◆ Exercise goal: Output the material below unchanged, apart from leaving out the pictures.
═══ Given material
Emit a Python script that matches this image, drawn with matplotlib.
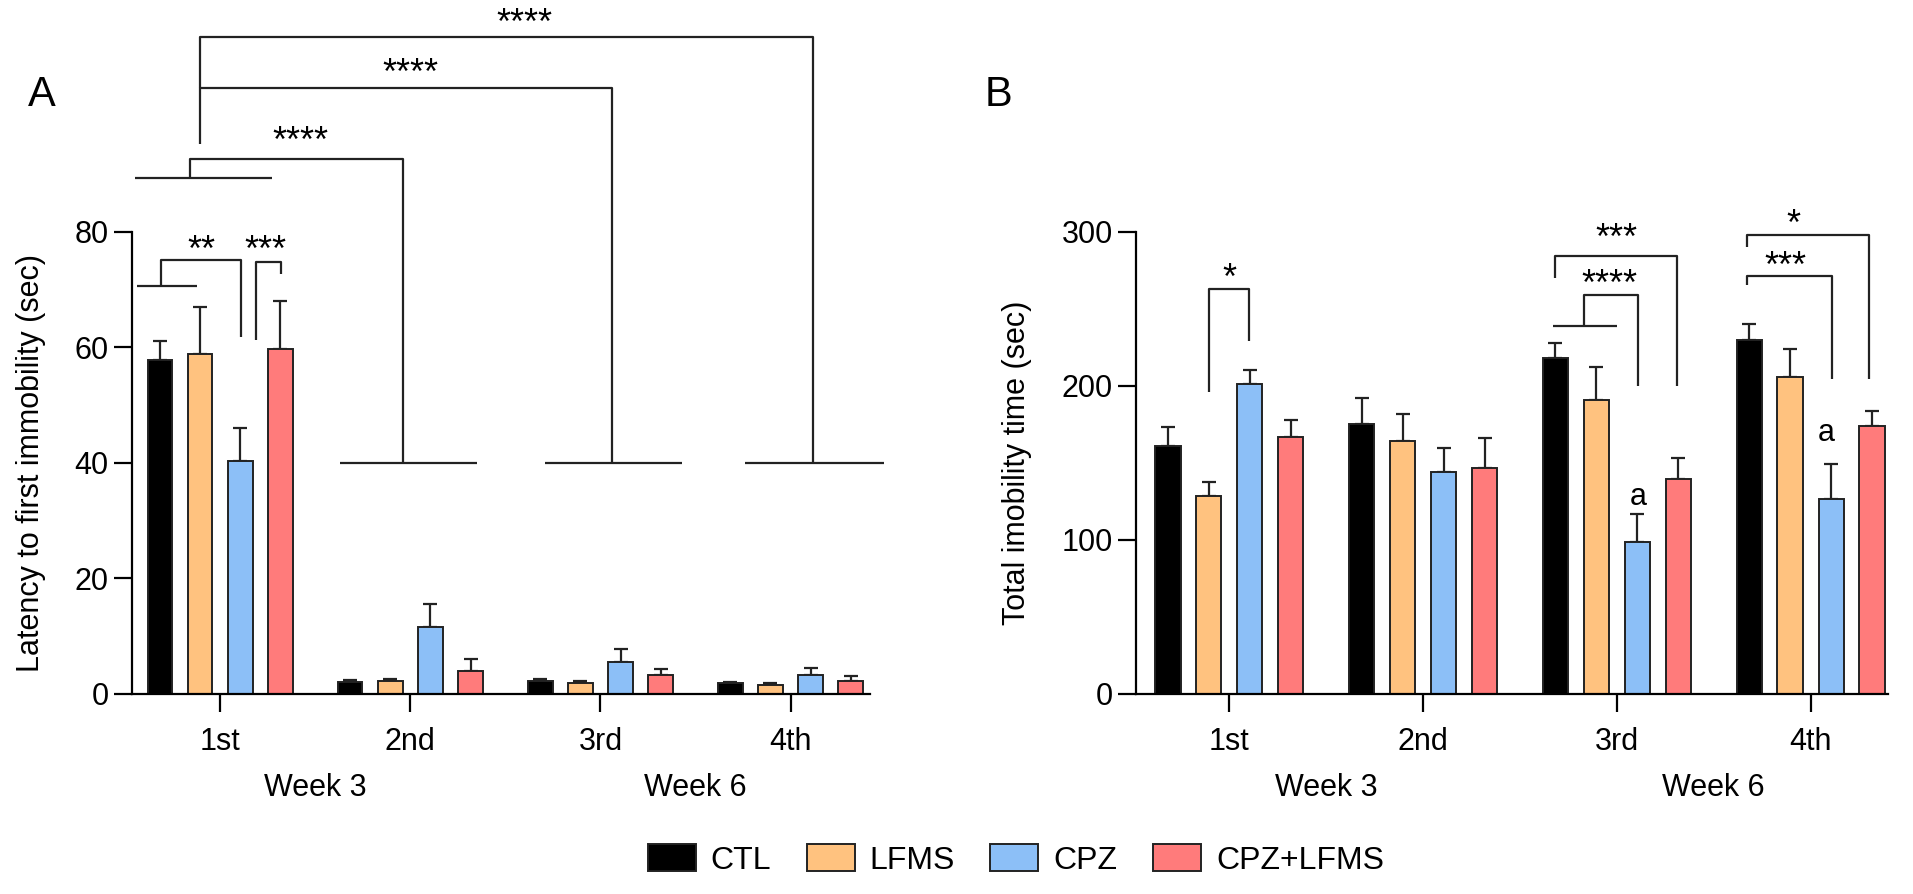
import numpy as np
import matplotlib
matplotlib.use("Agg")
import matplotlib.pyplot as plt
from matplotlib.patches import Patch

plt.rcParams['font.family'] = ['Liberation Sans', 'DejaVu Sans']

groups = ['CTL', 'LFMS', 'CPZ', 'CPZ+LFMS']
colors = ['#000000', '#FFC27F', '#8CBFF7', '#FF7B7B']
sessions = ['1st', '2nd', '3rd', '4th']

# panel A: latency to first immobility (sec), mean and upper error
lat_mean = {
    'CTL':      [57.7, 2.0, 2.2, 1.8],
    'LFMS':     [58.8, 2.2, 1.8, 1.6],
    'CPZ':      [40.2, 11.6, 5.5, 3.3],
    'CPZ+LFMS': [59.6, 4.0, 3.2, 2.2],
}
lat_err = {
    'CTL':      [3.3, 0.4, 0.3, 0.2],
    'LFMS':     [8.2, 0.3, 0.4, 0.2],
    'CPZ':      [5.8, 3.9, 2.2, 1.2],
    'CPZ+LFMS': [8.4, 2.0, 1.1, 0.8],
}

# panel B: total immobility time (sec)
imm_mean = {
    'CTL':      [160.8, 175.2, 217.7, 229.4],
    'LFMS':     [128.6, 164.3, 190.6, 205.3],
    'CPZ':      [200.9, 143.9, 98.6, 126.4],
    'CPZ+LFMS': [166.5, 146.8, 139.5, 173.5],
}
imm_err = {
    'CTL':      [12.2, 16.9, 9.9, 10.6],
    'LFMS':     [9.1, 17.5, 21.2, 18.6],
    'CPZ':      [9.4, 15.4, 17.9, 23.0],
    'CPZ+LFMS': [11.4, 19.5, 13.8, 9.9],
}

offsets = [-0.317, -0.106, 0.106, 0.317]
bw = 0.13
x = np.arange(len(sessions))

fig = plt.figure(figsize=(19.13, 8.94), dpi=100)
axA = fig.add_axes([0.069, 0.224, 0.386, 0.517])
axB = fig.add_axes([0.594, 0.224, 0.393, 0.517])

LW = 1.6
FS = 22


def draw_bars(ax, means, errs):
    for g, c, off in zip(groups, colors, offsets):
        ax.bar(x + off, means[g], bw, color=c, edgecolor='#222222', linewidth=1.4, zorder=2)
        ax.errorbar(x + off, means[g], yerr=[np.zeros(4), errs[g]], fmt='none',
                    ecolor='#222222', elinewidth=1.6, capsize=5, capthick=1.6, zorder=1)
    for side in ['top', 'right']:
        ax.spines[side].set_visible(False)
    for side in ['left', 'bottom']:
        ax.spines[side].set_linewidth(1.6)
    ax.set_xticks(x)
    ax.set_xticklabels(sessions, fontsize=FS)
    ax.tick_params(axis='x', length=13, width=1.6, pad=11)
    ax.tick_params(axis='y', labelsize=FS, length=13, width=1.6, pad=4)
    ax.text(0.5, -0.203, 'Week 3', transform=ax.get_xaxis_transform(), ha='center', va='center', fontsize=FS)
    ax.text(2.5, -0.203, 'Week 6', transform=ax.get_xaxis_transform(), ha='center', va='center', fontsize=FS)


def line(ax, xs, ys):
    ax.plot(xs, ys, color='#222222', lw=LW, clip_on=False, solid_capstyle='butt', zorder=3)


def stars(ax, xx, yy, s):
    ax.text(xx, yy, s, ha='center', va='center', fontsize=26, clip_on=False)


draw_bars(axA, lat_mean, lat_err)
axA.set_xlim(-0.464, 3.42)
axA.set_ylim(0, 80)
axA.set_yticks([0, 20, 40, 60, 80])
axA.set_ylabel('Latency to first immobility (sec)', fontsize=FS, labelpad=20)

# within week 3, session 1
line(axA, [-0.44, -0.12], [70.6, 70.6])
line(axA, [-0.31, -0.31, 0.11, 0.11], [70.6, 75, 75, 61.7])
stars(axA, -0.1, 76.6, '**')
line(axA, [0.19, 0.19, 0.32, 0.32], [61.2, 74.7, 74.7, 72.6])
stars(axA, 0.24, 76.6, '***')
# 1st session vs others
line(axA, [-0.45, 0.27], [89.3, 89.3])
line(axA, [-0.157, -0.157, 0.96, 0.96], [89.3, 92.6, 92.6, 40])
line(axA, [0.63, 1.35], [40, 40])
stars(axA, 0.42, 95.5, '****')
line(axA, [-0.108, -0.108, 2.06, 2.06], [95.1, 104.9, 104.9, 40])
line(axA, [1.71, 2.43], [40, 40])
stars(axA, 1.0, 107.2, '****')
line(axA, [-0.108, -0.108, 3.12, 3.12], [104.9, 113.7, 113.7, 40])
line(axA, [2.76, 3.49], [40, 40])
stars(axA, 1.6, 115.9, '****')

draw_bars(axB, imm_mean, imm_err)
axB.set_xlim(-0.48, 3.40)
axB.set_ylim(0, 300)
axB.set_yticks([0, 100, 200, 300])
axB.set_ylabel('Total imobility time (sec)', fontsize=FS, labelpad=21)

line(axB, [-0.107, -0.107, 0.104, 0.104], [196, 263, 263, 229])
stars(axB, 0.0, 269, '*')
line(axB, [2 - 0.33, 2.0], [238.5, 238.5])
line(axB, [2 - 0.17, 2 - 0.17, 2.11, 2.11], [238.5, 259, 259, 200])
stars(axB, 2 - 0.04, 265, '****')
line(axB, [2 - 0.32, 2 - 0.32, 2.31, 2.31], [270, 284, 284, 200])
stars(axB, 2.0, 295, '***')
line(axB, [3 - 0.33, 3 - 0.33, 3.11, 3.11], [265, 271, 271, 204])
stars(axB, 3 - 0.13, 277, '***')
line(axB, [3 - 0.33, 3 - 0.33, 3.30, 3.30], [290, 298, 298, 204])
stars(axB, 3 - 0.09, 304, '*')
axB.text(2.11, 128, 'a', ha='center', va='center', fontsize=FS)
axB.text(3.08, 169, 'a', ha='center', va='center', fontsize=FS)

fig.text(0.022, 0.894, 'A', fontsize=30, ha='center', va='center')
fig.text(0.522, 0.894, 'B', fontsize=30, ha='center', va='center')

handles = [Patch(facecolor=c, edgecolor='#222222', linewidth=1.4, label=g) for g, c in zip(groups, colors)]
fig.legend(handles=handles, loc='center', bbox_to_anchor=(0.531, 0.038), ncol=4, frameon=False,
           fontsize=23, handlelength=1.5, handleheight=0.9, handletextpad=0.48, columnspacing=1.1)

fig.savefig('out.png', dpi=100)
══════
◆ Written solution:
Emit a Python script that matches this image, drawn with matplotlib.
import numpy as np
import matplotlib
matplotlib.use("Agg")
import matplotlib.pyplot as plt
from matplotlib.patches import Patch

plt.rcParams['font.family'] = ['Liberation Sans', 'DejaVu Sans']

groups = ['CTL', 'LFMS', 'CPZ', 'CPZ+LFMS']
colors = ['#000000', '#FFC27F', '#8CBFF7', '#FF7B7B']
sessions = ['1st', '2nd', '3rd', '4th']

# panel A: latency to first immobility (sec), mean and upper error
lat_mean = {
    'CTL':      [57.7, 2.0, 2.2, 1.8],
    'LFMS':     [58.8, 2.2, 1.8, 1.6],
    'CPZ':      [40.2, 11.6, 5.5, 3.3],
    'CPZ+LFMS': [59.6, 4.0, 3.2, 2.2],
}
lat_err = {
    'CTL':      [3.3, 0.4, 0.3, 0.2],
    'LFMS':     [8.2, 0.3, 0.4, 0.2],
    'CPZ':      [5.8, 3.9, 2.2, 1.2],
    'CPZ+LFMS': [8.4, 2.0, 1.1, 0.8],
}

# panel B: total immobility time (sec)
imm_mean = {
    'CTL':      [160.8, 175.2, 217.7, 229.4],
    'LFMS':     [128.6, 164.3, 190.6, 205.3],
    'CPZ':      [200.9, 143.9, 98.6, 126.4],
    'CPZ+LFMS': [166.5, 146.8, 139.5, 173.5],
}
imm_err = {
    'CTL':      [12.2, 16.9, 9.9, 10.6],
    'LFMS':     [9.1, 17.5, 21.2, 18.6],
    'CPZ':      [9.4, 15.4, 17.9, 23.0],
    'CPZ+LFMS': [11.4, 19.5, 13.8, 9.9],
}

offsets = [-0.317, -0.106, 0.106, 0.317]
bw = 0.13
x = np.arange(len(sessions))

fig = plt.figure(figsize=(19.13, 8.94), dpi=100)
axA = fig.add_axes([0.069, 0.224, 0.386, 0.517])
axB = fig.add_axes([0.594, 0.224, 0.393, 0.517])

LW = 1.6
FS = 22


def draw_bars(ax, means, errs):
    for g, c, off in zip(groups, colors, offsets):
        ax.bar(x + off, means[g], bw, color=c, edgecolor='#222222', linewidth=1.4, zorder=2)
        ax.errorbar(x + off, means[g], yerr=[np.zeros(4), errs[g]], fmt='none',
                    ecolor='#222222', elinewidth=1.6, capsize=5, capthick=1.6, zorder=1)
    for side in ['top', 'right']:
        ax.spines[side].set_visible(False)
    for side in ['left', 'bottom']:
        ax.spines[side].set_linewidth(1.6)
    ax.set_xticks(x)
    ax.set_xticklabels(sessions, fontsize=FS)
    ax.tick_params(axis='x', length=13, width=1.6, pad=11)
    ax.tick_params(axis='y', labelsize=FS, length=13, width=1.6, pad=4)
    ax.text(0.5, -0.203, 'Week 3', transform=ax.get_xaxis_transform(), ha='center', va='center', fontsize=FS)
    ax.text(2.5, -0.203, 'Week 6', transform=ax.get_xaxis_transform(), ha='center', va='center', fontsize=FS)


def line(ax, xs, ys):
    ax.plot(xs, ys, color='#222222', lw=LW, clip_on=False, solid_capstyle='butt', zorder=3)


def stars(ax, xx, yy, s):
    ax.text(xx, yy, s, ha='center', va='center', fontsize=26, clip_on=False)


draw_bars(axA, lat_mean, lat_err)
axA.set_xlim(-0.464, 3.42)
axA.set_ylim(0, 80)
axA.set_yticks([0, 20, 40, 60, 80])
axA.set_ylabel('Latency to first immobility (sec)', fontsize=FS, labelpad=20)

# within week 3, session 1
line(axA, [-0.44, -0.12], [70.6, 70.6])
line(axA, [-0.31, -0.31, 0.11, 0.11], [70.6, 75, 75, 61.7])
stars(axA, -0.1, 76.6, '**')
line(axA, [0.19, 0.19, 0.32, 0.32], [61.2, 74.7, 74.7, 72.6])
stars(axA, 0.24, 76.6, '***')
# 1st session vs others
line(axA, [-0.45, 0.27], [89.3, 89.3])
line(axA, [-0.157, -0.157, 0.96, 0.96], [89.3, 92.6, 92.6, 40])
line(axA, [0.63, 1.35], [40, 40])
stars(axA, 0.42, 95.5, '****')
line(axA, [-0.108, -0.108, 2.06, 2.06], [95.1, 104.9, 104.9, 40])
line(axA, [1.71, 2.43], [40, 40])
stars(axA, 1.0, 107.2, '****')
line(axA, [-0.108, -0.108, 3.12, 3.12], [104.9, 113.7, 113.7, 40])
line(axA, [2.76, 3.49], [40, 40])
stars(axA, 1.6, 115.9, '****')

draw_bars(axB, imm_mean, imm_err)
axB.set_xlim(-0.48, 3.40)
axB.set_ylim(0, 300)
axB.set_yticks([0, 100, 200, 300])
axB.set_ylabel('Total imobility time (sec)', fontsize=FS, labelpad=21)

line(axB, [-0.107, -0.107, 0.104, 0.104], [196, 263, 263, 229])
stars(axB, 0.0, 269, '*')
line(axB, [2 - 0.33, 2.0], [238.5, 238.5])
line(axB, [2 - 0.17, 2 - 0.17, 2.11, 2.11], [238.5, 259, 259, 200])
stars(axB, 2 - 0.04, 265, '****')
line(axB, [2 - 0.32, 2 - 0.32, 2.31, 2.31], [270, 284, 284, 200])
stars(axB, 2.0, 295, '***')
line(axB, [3 - 0.33, 3 - 0.33, 3.11, 3.11], [265, 271, 271, 204])
stars(axB, 3 - 0.13, 277, '***')
line(axB, [3 - 0.33, 3 - 0.33, 3.30, 3.30], [290, 298, 298, 204])
stars(axB, 3 - 0.09, 304, '*')
axB.text(2.11, 128, 'a', ha='center', va='center', fontsize=FS)
axB.text(3.08, 169, 'a', ha='center', va='center', fontsize=FS)

fig.text(0.022, 0.894, 'A', fontsize=30, ha='center', va='center')
fig.text(0.522, 0.894, 'B', fontsize=30, ha='center', va='center')

handles = [Patch(facecolor=c, edgecolor='#222222', linewidth=1.4, label=g) for g, c in zip(groups, colors)]
fig.legend(handles=handles, loc='center', bbox_to_anchor=(0.531, 0.038), ncol=4, frameon=False,
           fontsize=23, handlelength=1.5, handleheight=0.9, handletextpad=0.48, columnspacing=1.1)

fig.savefig('out.png', dpi=100)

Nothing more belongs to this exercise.